The bison language essentially is a machine-readable form of the Backus-Naur Form, the symbolic notation of grammars of computer languages. “Syntax diagrams” are a graphical variant of the Backus-Naur Form.
For details about the “bison” language, see the Bison manual. A short overview how to pick up some information you might need for programming follows.
Suppose you have forgotten how a variable is declared in Pascal.
After some searching in parse.y
you have found the following:
simple_decl_1: ... | p_var variable_declaration_list { [...] } ; variable_declaration_list: variable_declaration { } | variable_declaration_list variable_declaration ;
Translated into English, this means: “A declaration can (amoung
other things like types and constants, omitted here) consist of the
keyword (lexical token) var
followed by a `variable
declaration list'. A `variable declaration list' in turn consists of
one or more `variable declarations'.” (The latter explanation
requires that you understand the recursive nature of the definition
of variable_declaration_list
.)
Now we can go on and search for variable_declaration
.
variable_declaration: id_list_limited ':' type_denoter_with_attributes { [...] } absolute_or_value_specification optional_variable_directive_list ';' { [...] } ;
The [...]
are placeholders for some C statements, the
semantic actions which (for the most part) aren't important
for understanding GPC's grammar.
From this you can look up that a variable declaration in GNU Pascal
consists of an identifier list, followed by a colon, “type denoter
with attributes”, an “absolute or value specification” and an
“optional variable directive list”, terminated by a semicolon.

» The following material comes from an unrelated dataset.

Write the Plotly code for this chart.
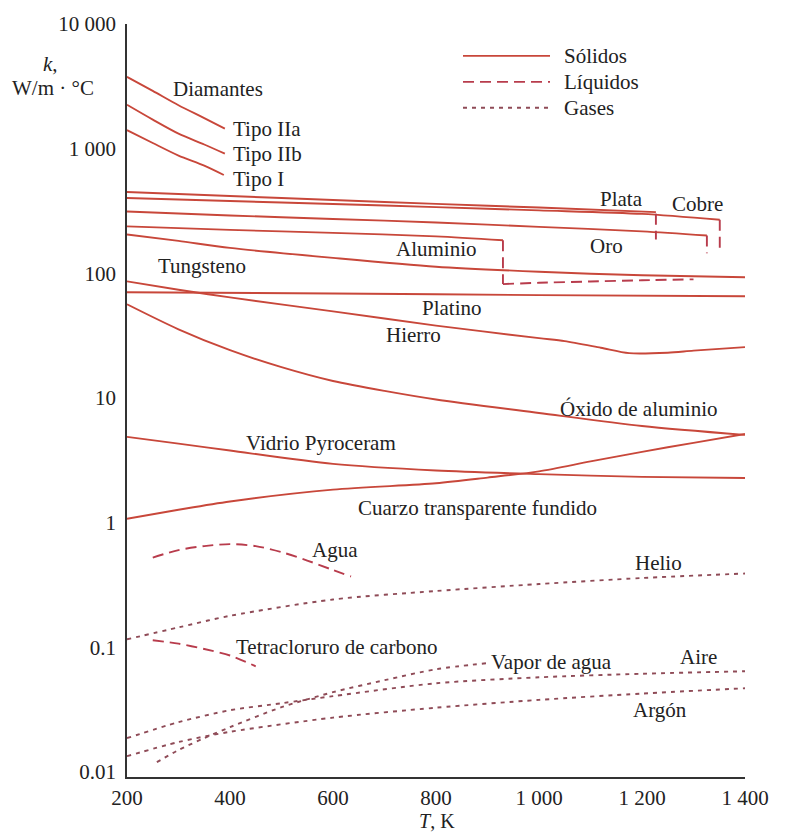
import plotly.graph_objects as go

# ---------------- data (T in K, k in W/m·°C) ----------------
T_dIIa = [200, 250, 300, 350, 390]
k_dIIa = [3770, 2910, 2230, 1760, 1450]
T_dIIb = [200, 250, 300, 350, 390]
k_dIIb = [2250, 1710, 1320, 1080, 912]
T_dI = [200, 250, 300, 350, 388]
k_dI = [1410, 1110, 880, 731, 615]

T_plata = [200, 400, 600, 800, 1000, 1227]
k_plata = [449, 417, 387, 361, 337, 310]
T_cobre = [200, 400, 600, 800, 1000, 1200, 1351]
k_cobre = [402, 380, 360, 340, 320, 300, 269]
T_oro = [200, 400, 600, 800, 1000, 1200, 1326]
k_oro = [313, 291, 273, 256, 236, 217, 201]
T_alum = [200, 400, 600, 800, 930]
k_alum = [238, 223, 211, 198, 184]
T_tung = [200, 300, 400, 600, 800, 1000, 1200, 1400]
k_tung = [205, 182, 160, 133, 113, 103, 96.4, 93]
T_plat = [200, 600, 1000, 1400]
k_plat = [70.5, 68.9, 66.9, 65.5]
T_hierro = [200, 300, 400, 600, 800, 1000, 1050, 1120, 1175, 1250, 1300, 1400]
k_hierro = [86.3, 73.9, 64.1, 49.5, 38.1, 30.2, 28.6, 25.3, 22.9, 23.1, 24.0, 25.6]
T_oxido = [200, 300, 400, 500, 600, 700, 800, 1000, 1200, 1400]
k_oxido = [56.5, 35.6, 24.2, 17.7, 13.7, 11.4, 9.73, 7.59, 5.97, 5.06]
T_pyro = [200, 300, 400, 600, 800, 1000, 1200, 1400]
k_pyro = [4.88, 4.31, 3.79, 2.96, 2.62, 2.45, 2.33, 2.28]
T_cuarzo = [200, 300, 400, 600, 800, 900, 1000, 1100, 1200, 1300, 1400]
k_cuarzo = [1.076, 1.27, 1.48, 1.84, 2.07, 2.30, 2.58, 3.10, 3.70, 4.37, 5.15]

# melting drops (solid -> liquid)
T_drop_plata = [1227, 1227]
k_drop_plata = [300, 187]
T_drop_cobre = [1351, 1351]
k_drop_cobre = [269, 158]
T_drop_oro = [1326, 1326]
k_drop_oro = [201, 145]
T_drop_alum = [930, 930]
k_drop_alum = [184, 82]

# liquids
T_alum_liq = [930, 1000, 1100, 1200, 1300]
k_alum_liq = [82, 84, 86, 88, 89.5]
T_agua = [250, 300, 350, 400, 450, 500, 550, 600, 635]
k_agua = [0.525, 0.603, 0.649, 0.673, 0.649, 0.581, 0.497, 0.417, 0.370]
T_ccl4 = [250, 300, 350, 400, 450]
k_ccl4 = [0.114, 0.107, 0.097, 0.086, 0.0705]

# gases
T_helio = [200, 300, 400, 600, 800, 1000, 1200, 1400]
k_helio = [0.116, 0.1445, 0.179, 0.242, 0.283, 0.322, 0.36, 0.391]
T_aire = [200, 300, 400, 500, 600, 800, 1000, 1200, 1400]
k_aire = [0.0187, 0.0251, 0.0313, 0.0356, 0.0406, 0.0515, 0.0575, 0.0614, 0.0643]
T_vapor = [258, 300, 350, 400, 500, 600, 700, 800, 897]
k_vapor = [0.012, 0.015, 0.0187, 0.0229, 0.0331, 0.0437, 0.0545, 0.0667, 0.0745]
T_argon = [200, 300, 400, 600, 800, 1000, 1200, 1400]
k_argon = [0.0134, 0.0174, 0.021, 0.0273, 0.0328, 0.0379, 0.0426, 0.047]

x_tickvals = [200, 400, 600, 800, 1000, 1200, 1400]
x_ticktext = ["200", "400", "600", "800", "1 000", "1 200", "1 400"]
y_tickvals = [0.01, 0.1, 1, 10, 100, 1000, 10000]
y_ticktext = ["0.01", "0.1", "1", "10", "100", "1 000", "10 000"]

# ---------------- styles ----------------
FONT = "Liberation Serif"
FS = 21
C_SOL = "#c8473a"
C_LIQ = "#b83c4c"
C_GAS = "#8f4b57"
DASH_LIQ = "11px,6px"
DASH_GAS = "4px,5px"
W = 1.9

fig = go.Figure()


def add(T, k, kind, spline=True):
    if kind == "s":
        line = dict(color=C_SOL, width=W)
    elif kind == "l":
        line = dict(color=C_LIQ, width=W, dash=DASH_LIQ)
    else:
        line = dict(color=C_GAS, width=W, dash=DASH_GAS)
    if spline:
        line["shape"] = "spline"
        line["smoothing"] = 0.8
    fig.add_trace(go.Scatter(x=T, y=k, mode="lines", line=line,
                             showlegend=False, hoverinfo="skip"))


for T, k in [(T_dIIa, k_dIIa), (T_dIIb, k_dIIb), (T_dI, k_dI),
             (T_plata, k_plata), (T_cobre, k_cobre), (T_oro, k_oro),
             (T_alum, k_alum), (T_tung, k_tung), (T_plat, k_plat),
             (T_hierro, k_hierro), (T_oxido, k_oxido), (T_pyro, k_pyro),
             (T_cuarzo, k_cuarzo)]:
    add(T, k, "s")

for T, k in [(T_drop_plata, k_drop_plata), (T_drop_cobre, k_drop_cobre),
             (T_drop_oro, k_drop_oro), (T_drop_alum, k_drop_alum)]:
    add(T, k, "l", spline=False)

for T, k in [(T_alum_liq, k_alum_liq), (T_agua, k_agua), (T_ccl4, k_ccl4)]:
    add(T, k, "l")

for T, k in [(T_helio, k_helio), (T_aire, k_aire), (T_vapor, k_vapor),
             (T_argon, k_argon)]:
    add(T, k, "g")

# ---------------- layout ----------------
L, R, TOP, BOT = 127, 745, 22, 777


def P(px, py):
    return (px - L) / (R - L), (BOT - py) / (BOT - TOP)


annotations = []


def label(text, px, py, anchor="center", size=FS):
    x, y = P(px, py)
    annotations.append(dict(text=text, x=x, y=y, xref="paper", yref="paper",
                            xanchor=anchor, yanchor="middle", showarrow=False,
                            font=dict(family=FONT, size=size, color="#222")))


label("<i>k</i>,", 50, 62)
label("W/m · °C", 53, 86)
label("Diamantes", 218, 87)
label("Tipo IIa", 231, 127, "left")
label("Tipo IIb", 231, 152, "left")
label("Tipo I", 231, 177, "left")
label("Tungsteno", 156, 265, "left")
label("Plata", 621, 197)
label("Cobre", 697, 202)
label("Oro", 606, 245)
label("Aluminio", 436, 248)
label("Platino", 452, 307)
label("Hierro", 413, 334)
label("Óxido de aluminio", 638, 408)
label("Vidrio Pyroceram", 321, 442)
label("Cuarzo transparente fundido", 477, 507)
label("Agua", 335, 549)
label("Helio", 658, 562)
label("Tetracloruro de carbono", 336, 647)
label("Vapor de agua", 551, 662)
label("Aire", 698, 657)
label("Argón", 660, 710)
label("Sólidos", 562, 54, "left")
label("Líquidos", 562, 80, "left")
label("Gases", 562, 106, "left")
label("<i>T</i>, K", 437, 821, size=20)

shapes = []
for py, col, dash in [(54, C_SOL, "solid"), (80, C_LIQ, DASH_LIQ), (106, C_GAS, DASH_GAS)]:
    x0, y0 = P(463, py)
    x1, _ = P(550, py)
    shapes.append(dict(type="line", xref="paper", yref="paper", x0=x0, x1=x1,
                       y0=y0, y1=y0, line=dict(color=col, width=W, dash=dash)))

axis_common = dict(showgrid=False, zeroline=False, showline=True,
                   linecolor="#333", linewidth=1.5, ticks="outside",
                   tickcolor="rgba(0,0,0,0)",
                   tickfont=dict(family=FONT, size=FS, color="#222"))

fig.update_layout(
    width=791, height=834,
    margin=dict(l=L, r=791 - R, t=TOP, b=834 - BOT),
    paper_bgcolor="white", plot_bgcolor="white",
    showlegend=False,
    xaxis=dict(range=[200, 1400], tickvals=x_tickvals, ticktext=x_ticktext,
               ticklen=1, **axis_common),
    yaxis=dict(type="log", range=[-2.04, 4], tickvals=y_tickvals,
               ticktext=y_ticktext, ticklen=5, **axis_common),
    annotations=annotations,
    shapes=shapes,
)

fig.write_html("out.html",
               config={"displayModeBar": False},
               post_script="document.body.style.margin='0';"
                           "document.body.style.overflow='hidden';")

Some of these parts are easy to understand, the others you can look
up from parse.y
. Remember that the reserved word var
precedes all this.
Now you know how to get the exact grammar of the GNU Pascal language from the source.
The semantic actions, not shown above, are in some sense the most
important part of the bison source, because they are responsible for
the generation of the intermediate code of the GNU Pascal front-end,
the so-called tree nodes (which are used to represent most
things in the compiler). For instance, the C code in “type
denoter” returns (assigns to $$
) information about the type
in a variable of type tree
.
The “variable declaration” gets this and other information in the
numbered arguments ($1
etc.) and passes it to some C
functions declared in the other source files. Generally, those
functions do the real work, while the main job of the C statements
in the parser is to call them with the right arguments.
This, the parser, is the place where it becomes Pascal.